Diamond Point Lever Filler Pens: Late 1930s-c1953
by Jim Mamoulides, December 21, 2001, updated February 1, 2003 and January 4, 2012
A Diamond Point challenger
Surviving the Depression did not guarantee long term survival for many pen companies. Conklin, early on one of the best quality and largest sellers, fell on hard times in the 1930s, was sold, fell to second tier quality pens and faded out by the end of the 1940s. Diamond Point had a similar fate. The flattop Diamond Point pens of the 1920s were probably the best pens this second tier maker made, and are quite collectible. In the 1930s the company struggled, but still managed to put out quality products. By the 1940s, Diamond Point pens were smaller and another notch down in quality, and the company eventually ceased production by 1953.

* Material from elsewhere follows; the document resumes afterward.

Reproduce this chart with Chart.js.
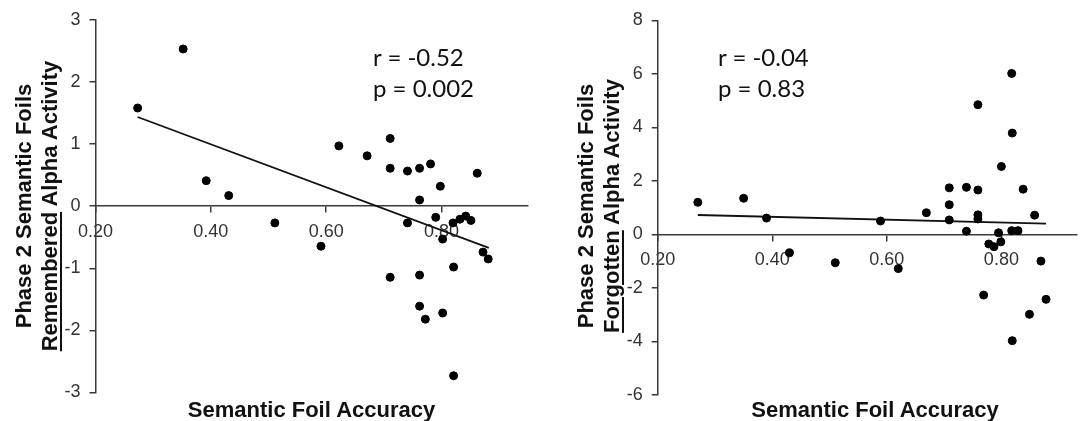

A model that shows up often in cheapie bins are 1930s era pens that have a distinctive faceted clip, and as with earlier Diamond Point pens, very attractive plastics. The clip has facets and feathers,and the company name stamped, "DIAMOND" over "POINT", as read with the clip pointing to the left. As with earlier Diamond Point pens, this pen is a cylindrical tube construction with distinct end caps glued on. The metal parts are very lightly gold plated and wear pretty easily. This particular example has a raised concentric circle design on each end in black plastic. Others may have rounded or quite peaked end caps. Fit and finish of these pens is really quite good, in spite of the corners cut on plating and nibs. A design possibly borrowed from the Waterman 94. Dating the pen is difficult, but the plastic is the same as used on 1937 Parker Royal Challenger pens.
As with many prior Diamond Point models, this one came in a host of very interesting and often attractive plastics. This herringbone and gray marble plastic is nearly identical to the Parker Royal Challenger plastic, and interestingly, the cap band follows suit with a stamped herringbone design. This probably dates the line from the same period, late 1930s, possibly 1937, when most manufacturers were switching to streamlined pens. Also notable are the "feathers" on the clip, a nod to the Parker Arrow clip, perhaps?

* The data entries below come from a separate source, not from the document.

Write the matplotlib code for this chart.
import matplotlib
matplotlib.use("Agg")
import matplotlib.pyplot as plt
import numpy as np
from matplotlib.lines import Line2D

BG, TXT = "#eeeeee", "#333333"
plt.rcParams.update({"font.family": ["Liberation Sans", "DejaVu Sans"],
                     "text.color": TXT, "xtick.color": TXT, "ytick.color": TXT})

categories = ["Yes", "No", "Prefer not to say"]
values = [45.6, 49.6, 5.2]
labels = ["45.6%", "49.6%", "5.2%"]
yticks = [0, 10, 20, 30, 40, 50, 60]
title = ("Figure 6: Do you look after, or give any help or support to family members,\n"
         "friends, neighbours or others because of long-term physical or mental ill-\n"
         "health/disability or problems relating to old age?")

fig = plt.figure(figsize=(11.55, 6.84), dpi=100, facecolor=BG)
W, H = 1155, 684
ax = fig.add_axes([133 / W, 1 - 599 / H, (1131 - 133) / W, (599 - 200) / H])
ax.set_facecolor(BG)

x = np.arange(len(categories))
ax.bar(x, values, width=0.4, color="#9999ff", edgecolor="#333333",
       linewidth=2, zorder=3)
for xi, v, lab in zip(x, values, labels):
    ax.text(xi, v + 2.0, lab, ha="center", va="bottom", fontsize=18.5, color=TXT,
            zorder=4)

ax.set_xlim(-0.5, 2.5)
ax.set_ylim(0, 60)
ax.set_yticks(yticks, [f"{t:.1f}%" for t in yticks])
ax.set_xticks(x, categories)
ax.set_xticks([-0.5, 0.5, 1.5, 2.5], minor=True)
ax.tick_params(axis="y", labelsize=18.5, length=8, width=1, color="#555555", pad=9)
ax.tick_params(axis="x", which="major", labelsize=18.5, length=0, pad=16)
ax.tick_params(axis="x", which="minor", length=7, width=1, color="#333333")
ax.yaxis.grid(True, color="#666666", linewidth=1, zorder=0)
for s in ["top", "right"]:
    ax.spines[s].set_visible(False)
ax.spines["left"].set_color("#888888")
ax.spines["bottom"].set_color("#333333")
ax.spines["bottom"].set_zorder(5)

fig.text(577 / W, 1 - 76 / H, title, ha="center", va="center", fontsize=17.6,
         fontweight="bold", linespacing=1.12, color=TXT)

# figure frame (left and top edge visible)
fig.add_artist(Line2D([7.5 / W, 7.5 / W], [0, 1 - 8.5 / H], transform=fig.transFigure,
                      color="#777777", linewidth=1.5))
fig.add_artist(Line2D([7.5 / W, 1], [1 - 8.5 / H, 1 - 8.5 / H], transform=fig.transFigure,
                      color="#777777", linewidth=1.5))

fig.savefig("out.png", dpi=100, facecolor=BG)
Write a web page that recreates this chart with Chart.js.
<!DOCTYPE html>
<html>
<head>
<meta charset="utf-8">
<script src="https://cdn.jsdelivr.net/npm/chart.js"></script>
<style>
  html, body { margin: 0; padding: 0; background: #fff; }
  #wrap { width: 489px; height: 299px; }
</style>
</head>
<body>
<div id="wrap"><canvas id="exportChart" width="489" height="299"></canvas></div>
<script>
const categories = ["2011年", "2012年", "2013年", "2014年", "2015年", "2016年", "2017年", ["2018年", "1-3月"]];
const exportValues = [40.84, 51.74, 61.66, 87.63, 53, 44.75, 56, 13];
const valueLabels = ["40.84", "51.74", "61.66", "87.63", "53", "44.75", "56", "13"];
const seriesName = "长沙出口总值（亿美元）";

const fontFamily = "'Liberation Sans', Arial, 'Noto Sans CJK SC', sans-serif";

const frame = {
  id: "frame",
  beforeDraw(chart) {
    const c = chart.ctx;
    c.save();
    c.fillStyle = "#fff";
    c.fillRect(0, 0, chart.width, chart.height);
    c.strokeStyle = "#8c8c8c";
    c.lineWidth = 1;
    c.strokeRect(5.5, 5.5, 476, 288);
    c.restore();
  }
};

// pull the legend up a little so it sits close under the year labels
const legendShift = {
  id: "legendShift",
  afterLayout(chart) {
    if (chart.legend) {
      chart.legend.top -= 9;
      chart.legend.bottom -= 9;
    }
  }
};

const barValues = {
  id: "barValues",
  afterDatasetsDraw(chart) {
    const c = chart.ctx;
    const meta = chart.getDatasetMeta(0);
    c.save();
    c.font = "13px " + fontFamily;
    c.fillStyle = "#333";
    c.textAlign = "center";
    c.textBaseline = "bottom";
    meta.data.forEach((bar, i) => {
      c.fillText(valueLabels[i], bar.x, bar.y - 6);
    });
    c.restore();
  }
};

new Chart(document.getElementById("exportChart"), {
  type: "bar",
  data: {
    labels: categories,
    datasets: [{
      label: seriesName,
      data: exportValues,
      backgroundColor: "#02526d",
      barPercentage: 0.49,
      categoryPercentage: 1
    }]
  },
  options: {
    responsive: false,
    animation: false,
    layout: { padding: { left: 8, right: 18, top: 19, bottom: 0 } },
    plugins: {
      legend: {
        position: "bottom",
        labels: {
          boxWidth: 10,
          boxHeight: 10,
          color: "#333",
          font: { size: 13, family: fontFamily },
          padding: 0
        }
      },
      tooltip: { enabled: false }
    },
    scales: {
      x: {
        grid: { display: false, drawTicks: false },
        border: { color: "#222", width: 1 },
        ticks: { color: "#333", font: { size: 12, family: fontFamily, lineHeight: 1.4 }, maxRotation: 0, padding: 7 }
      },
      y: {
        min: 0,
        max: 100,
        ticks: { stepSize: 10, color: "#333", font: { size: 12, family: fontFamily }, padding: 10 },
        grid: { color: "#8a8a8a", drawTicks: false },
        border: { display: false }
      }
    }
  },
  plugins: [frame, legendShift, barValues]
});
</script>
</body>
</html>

I've seen other examples of this model with longitudinal stripes, like the Parker Striped Duofold, crosshatch like late 1930s Eversharp Dorics and Coronets, and wide longitudinal stripes like the Eversharp Pacemaker. These plastics are all contemporaries, so late 1930s seems the right period. There are also solid color pens, and at least three cap band styles, also including a single plain band and a wide band with interlocking circles.

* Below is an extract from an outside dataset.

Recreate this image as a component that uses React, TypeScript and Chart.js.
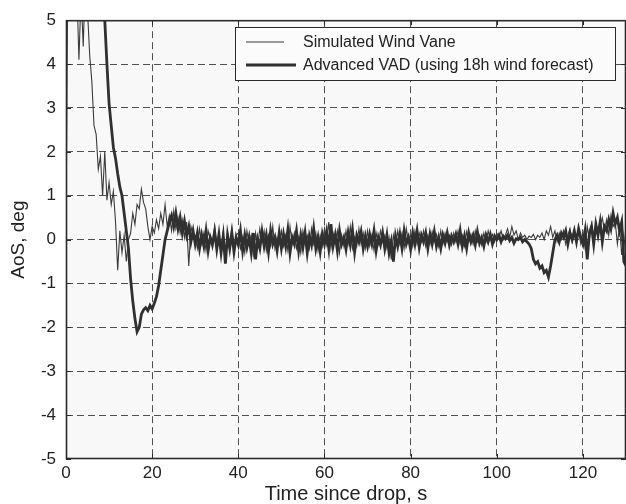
import { useEffect, useRef } from "react";
import { Chart, registerables } from "chart.js";

Chart.register(...registerables);

// ---- data ----
const SAMPLE_START_S = 0;
const SAMPLE_STEP_S = 0.5;

const X_MIN = 0;
const X_MAX = 130;
const X_STEP = 20;
const Y_MIN = -5;
const Y_MAX = 5;
const Y_STEP = 1;

const X_TITLE = "Time since drop, s";
const Y_TITLE = "AoS, deg";
const SERIES_LABELS = ["Simulated Wind Vane", "Advanced VAD (using 18h wind forecast)"];

// Simulated Wind Vane (thin), one value every 0.5 s from t = 0 to 130 s
const windVane: number[] = [
  0.0, 7.5, 6.8, 7.2, 6.5, 5.8, 4.1, 5.6, 4.4, 6.0, 5.2, 4.2, 3.6, 2.6, 2.4, 1.6, 1.9, 1.0, 2.0, 0.9,
  1.3, 0.8, 1.1, 0.4, -0.7, 0.2, -0.3, 0.1, -0.5, 0.0, 0.15, 0.6, 0.35, 0.8, 0.7, 1.15, 0.85, 0.7, 0.3, 0.0,
  0.3, 0.15, 0.45, 0.25, 0.6, 0.35, 0.8, 0.3, 0.55, 0.2, 0.65, 0.25, 0.5, 0.15, 0.45, 0.05, 0.4, -0.6, 0.3, 0.1,
  0.1, -0.2, 0.25, -0.1, 0.15, -0.25, 0.2, 0.0, -0.2, 0.3, -0.15, 0.05, -0.25, 0.2, -0.4, 0.15, -0.1, 0.25, -0.2, 0.1,
  0.15, -0.2, 0.05, -0.3, 0.2, -0.1, 0.1, -0.35, 0.15, -0.15, 0.25, -0.05, 0.2, -0.25, 0.1, -0.15, 0.3, -0.2, 0.05, -0.1,
  0.2, -0.15, 0.1, -0.25, 0.3, -0.1, 0.15, -0.2, 0.05, -0.3, 0.2, -0.05, 0.1, -0.2, 0.25, -0.1, 0.15, -0.25, 0.1, -0.15,
  0.25, -0.1, 0.4, -0.2, 0.15, -0.05, 0.2, -0.3, 0.1, -0.15, 0.2, -0.1, 0.3, -0.2, 0.05, -0.15, 0.25, -0.1, 0.15, -0.2,
  0.2, -0.15, 0.1, -0.25, 0.15, -0.1, 0.2, -0.05, 0.1, -0.2, 0.05, -0.45, 0.1, -0.15, 0.2, -0.1, 0.15, -0.2, 0.25, -0.05,
  0.1, -0.15, 0.2, -0.1, 0.15, -0.05, 0.2, -0.15, 0.1, -0.1, 0.18, -0.05, 0.12, -0.15, 0.2, -0.1, 0.15, -0.05, 0.1, -0.12,
  0.15, -0.05, 0.2, -0.1, 0.1, -0.15, 0.18, -0.05, 0.12, -0.1, 0.2, -0.05, 0.1, -0.12, 0.15, -0.05, 0.2, 0.0, 0.12, -0.05,
  0.15, 0.05, 0.2, 0.0, 0.1, 0.25, 0.05, 0.3, 0.1, 0.2, 0.0, 0.15, 0.05, 0.1, 0.0, 0.08, 0.05, 0.12, 0.0, 0.1,
  0.05, 0.15, 0.0, 0.2, 0.1, 0.3, 0.05, 0.2, -0.05, 0.15, 0.0, 0.2, -0.1, 0.1, 0.25, -0.05, 0.15, 0.0, 0.2, -0.1,
  0.15, -0.2, 0.3, 0.0, 0.35, -0.15, 0.4, 0.1, 0.3, 0.5, 0.2, 0.45, 0.1, 0.55, 0.3, 0.4, -0.1, 0.3, -0.35, 0.1,
  -0.4,
];

// Advanced VAD (thick), one value every 0.5 s from t = 0 to 130 s
const advancedVad: number[] = [
  14.0, 13.5, 13.0, 12.6, 12.2, 11.8, 11.3, 10.9, 10.4, 10.0, 9.5, 9.0, 8.4, 7.8, 7.2, 6.6, 6.0, 5.6, 5.0, 4.0,
  3.1, 2.6, 2.1, 1.85, 1.5, 1.2, 1.0, 0.6, 0.2, -0.2, -0.9, -1.4, -1.8, -2.1, -2.0, -1.7, -1.6, -1.55, -1.62, -1.5,
  -1.58, -1.45, -1.3, -1.05, -0.7, -0.35, 0.0, 0.2, 0.4, 0.55, 0.3, 0.6, 0.25, 0.5, 0.15, 0.42, 0.1, 0.3, -0.05, 0.2,
  -0.1, 0.15, -0.2, 0.1, -0.15, 0.2, -0.25, 0.05, -0.1, 0.18, -0.22, 0.12, -0.3, 0.08, -0.55, 0.1, -0.2, 0.15, -0.28, 0.05,
  -0.12, 0.2, -0.25, 0.1, -0.18, 0.05, -0.3, 0.15, -0.45, 0.0, -0.2, 0.18, -0.15, 0.1, -0.28, 0.2, -0.1, 0.05, -0.25, 0.15,
  -0.2, 0.12, -0.15, 0.22, -0.3, 0.05, -0.1, 0.2, -0.25, 0.1, -0.18, 0.15, -0.3, 0.08, -0.12, 0.25, -0.2, 0.05, -0.28, 0.12,
  -0.1, 0.18, -0.2, 0.35, -0.15, 0.1, -0.25, 0.2, -0.1, 0.05, -0.22, 0.15, -0.12, 0.22, -0.28, 0.1, -0.05, 0.18, -0.2, 0.08,
  -0.15, 0.12, -0.1, 0.2, -0.25, 0.05, -0.12, 0.15, -0.2, 0.1, -0.3, -0.05, -0.5, 0.08, -0.15, 0.12, -0.2, 0.2, -0.1, 0.05,
  -0.22, 0.15, -0.1, 0.2, -0.18, 0.1, -0.05, 0.15, -0.2, 0.12, -0.1, 0.18, -0.15, 0.05, -0.2, 0.1, -0.08, 0.15, -0.12, 0.08,
  -0.05, 0.12, -0.1, 0.2, -0.15, 0.08, -0.2, 0.15, -0.05, 0.1, -0.12, 0.18, -0.08, 0.05, -0.15, 0.1, -0.05, 0.12, -0.1, 0.08,
  0.0, 0.1, -0.05, 0.08, 0.02, 0.1, -0.02, 0.05, -0.08, 0.02, 0.0, 0.05, -0.05, 0.0, -0.05, -0.1, -0.2, -0.45, -0.55, -0.5,
  -0.65, -0.6, -0.75, -0.7, -0.85, -0.6, -0.3, 0.0, 0.1, -0.05, 0.15, 0.05, 0.2, -0.1, 0.15, 0.0, 0.2, -0.05, 0.25, 0.05,
  -0.1, 0.2, -0.45, 0.15, 0.3, -0.1, 0.35, 0.1, 0.4, -0.05, 0.3, 0.2, 0.45, 0.25, 0.6, 0.35, 0.5, 0.2, 0.4, -0.5,
  -0.6,
];

// ---- styling ----
const FONT = "'Liberation Sans', Arial, Helvetica, sans-serif";
const TEXT_COLOR = "#222";
const GRID_COLOR = "#505050";
const FRAME_COLOR = "#2a2a2a";
const PLOT_BG = "#f8f8f8";
const THIN_COLOR = "#3a3a3a";
const THICK_COLOR = "#303030";

const toPoints = (values: number[]) =>
  values.map((v, i) => ({ x: SAMPLE_START_S + i * SAMPLE_STEP_S, y: v }));

const framePlugin = {
  id: "matlabFrame",
  beforeDraw(chart: any) {
    const { ctx, chartArea: a } = chart;
    ctx.save();
    ctx.fillStyle = PLOT_BG;
    ctx.fillRect(a.left, a.top, a.right - a.left, a.bottom - a.top);
    ctx.restore();
  },
  afterDatasetsDraw(chart: any) {
    const { ctx, chartArea: a, scales } = chart;
    ctx.save();
    ctx.strokeStyle = FRAME_COLOR;
    ctx.lineWidth = 1;
    ctx.setLineDash([]);
    const tl = 5;
    ctx.beginPath();
    for (const t of scales.x.ticks) {
      const px = Math.round(scales.x.getPixelForValue(t.value)) + 0.5;
      ctx.moveTo(px, a.bottom);
      ctx.lineTo(px, a.bottom - tl);
      ctx.moveTo(px, a.top);
      ctx.lineTo(px, a.top + tl);
    }
    for (const t of scales.y.ticks) {
      const py = Math.round(scales.y.getPixelForValue(t.value)) + 0.5;
      ctx.moveTo(a.left, py);
      ctx.lineTo(a.left + tl, py);
      ctx.moveTo(a.right, py);
      ctx.lineTo(a.right - tl, py);
    }
    ctx.stroke();
    ctx.lineWidth = 1.6;
    ctx.strokeRect(a.left + 0.5, a.top + 0.5, a.right - a.left - 1, a.bottom - a.top - 1);
    ctx.restore();
  },
  afterDraw(chart: any) {
    const { ctx } = chart;
    const ds = chart.data.datasets;
    const box = { x: 235.5, y: 27.5, w: 380, h: 53 };
    ctx.save();
    ctx.fillStyle = "#fbfbfb";
    ctx.fillRect(box.x, box.y, box.w, box.h);
    ctx.strokeStyle = FRAME_COLOR;
    ctx.lineWidth = 1;
    ctx.strokeRect(box.x, box.y, box.w, box.h);
    const rows = [
      { y: 42, x1: 246, x2: 284 },
      { y: 65, x1: 246, x2: 296 },
    ];
    ds.forEach((d: any, i: number) => {
      const r = rows[i];
      ctx.strokeStyle = d.borderColor;
      ctx.lineWidth = d.borderWidth;
      ctx.beginPath();
      ctx.moveTo(r.x1, r.y);
      ctx.lineTo(r.x2, r.y);
      ctx.stroke();
      ctx.fillStyle = TEXT_COLOR;
      ctx.font = `16px ${FONT}`;
      ctx.textAlign = "left";
      ctx.textBaseline = "middle";
      ctx.fillText(d.label, 303, r.y + 1);
    });
    ctx.restore();
  },
};

export default function App() {
  const canvasRef = useRef<HTMLCanvasElement | null>(null);

  useEffect(() => {
    if (!canvasRef.current) return;
    const chart = new Chart(canvasRef.current, {
      type: "line",
      data: {
        datasets: [
          {
            label: SERIES_LABELS[0],
            data: toPoints(windVane),
            borderColor: THIN_COLOR,
            borderWidth: 1.1,
            pointRadius: 0,
            tension: 0,
            order: 2,
          },
          {
            label: SERIES_LABELS[1],
            data: toPoints(advancedVad),
            borderColor: THICK_COLOR,
            borderWidth: 2.8,
            pointRadius: 0,
            tension: 0,
            order: 1,
          },
        ],
      },
      options: {
        animation: false,
        responsive: false,
        maintainAspectRatio: false,
        events: [],
        layout: { padding: { top: 17, right: 0, left: 0, bottom: 0 } },
        plugins: {
          legend: { display: false },
          tooltip: { enabled: false },
        },
        scales: {
          x: {
            type: "linear",
            min: X_MIN,
            max: X_MAX,
            afterFit: (s: any) => {
              s.height = 45;
            },
            ticks: {
              stepSize: X_STEP,
              includeBounds: false,
              autoSkip: false,
              maxRotation: 0,
              padding: 4,
              color: TEXT_COLOR,
              font: { family: FONT, size: 17 },
            },
            grid: {
              drawTicks: false,
              lineWidth: 1,
              color: (c: any) =>
                c.tick && (c.tick.value === X_MIN || c.tick.value === X_MAX) ? "rgba(0,0,0,0)" : GRID_COLOR,
            },
            border: { display: false, dash: [7, 4] },
            title: {
              display: true,
              text: X_TITLE,
              color: TEXT_COLOR,
              font: { family: FONT, size: 20, lineHeight: 1 },
              padding: { top: 0, bottom: 0 },
            },
          },
          y: {
            type: "linear",
            min: Y_MIN,
            max: Y_MAX,
            afterFit: (s: any) => {
              s.width = 66;
            },
            ticks: {
              stepSize: Y_STEP,
              autoSkip: false,
              padding: 10,
              color: TEXT_COLOR,
              font: { family: FONT, size: 17 },
            },
            grid: {
              drawTicks: false,
              lineWidth: 1,
              color: (c: any) =>
                c.tick && (c.tick.value === Y_MIN || c.tick.value === Y_MAX) ? "rgba(0,0,0,0)" : GRID_COLOR,
            },
            border: { display: false, dash: [7, 4] },
            title: {
              display: true,
              text: Y_TITLE,
              color: TEXT_COLOR,
              font: { family: FONT, size: 19, lineHeight: 1 },
              padding: { top: 9, bottom: 0 },
            },
          },
        },
      },
      plugins: [framePlugin],
    });
    return () => chart.destroy();
  }, []);

  return (
    <div style={{ position: "absolute", left: 0, top: 0, width: 626, height: 504, background: "#fff" }}>
      <canvas ref={canvasRef} width={626} height={504} style={{ display: "block" }} />
    </div>
  );
}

Nibs can be 14 karat or alloy, and are pedestrian writers, though some are more interesting than others. This particular one is marked "NEW DIAMOND DELUXE U.S.A.".
Probably in the early 1940s, Diamond Point introduced a more streamlined model. This pen has a tapered barrel and cap, with the clip mounted on the cap top with a metal crown. The clip is stamped "DIAMOND POINT" down the length, from top to bottom. Metal parts tend to be thinly plated, as with the earlier pens, but fit and finish remain very good.
There are a number of variations, including this type with a 1/2 inch wide ringed cap band and an all metal capped model with a 1/2 inch set of engraved rings where the cap band would be. All have the same clip. Later metal capped models may have a slip cap and a Taperite style semi hooded nib, and sometimes a metal barrel end cap.
Plastics range from marbled patterns as on this example, to longitudinal stripes, to plain colors. Nibs range from "Velvet Point", to plain "14 K" marked nibs, to "Special Alloy", as well as others.
This is one of the standard model Diamond Point pens from the 1940s. It's an unnamed model, as far as I can research. As with earlier Diamond Point pens, the pen was offered in very attractive plastics. This one has a swirled magenta plastic with quite a lot of depth that does not show well in the scan. Other versions of this pen were offered in striated and speckled plastics that are quite striking. The plating, though certainly not thick, is respectable and wears well. According to Rick Horne's Southern Scribe website, Rick acquired some very similar pens to this gray stripe model from the collection of the owner of the Diamond Point pen company, which "ceased pen production in the early 50s. The pens are New Old Stock unsold from his last large order in 1953."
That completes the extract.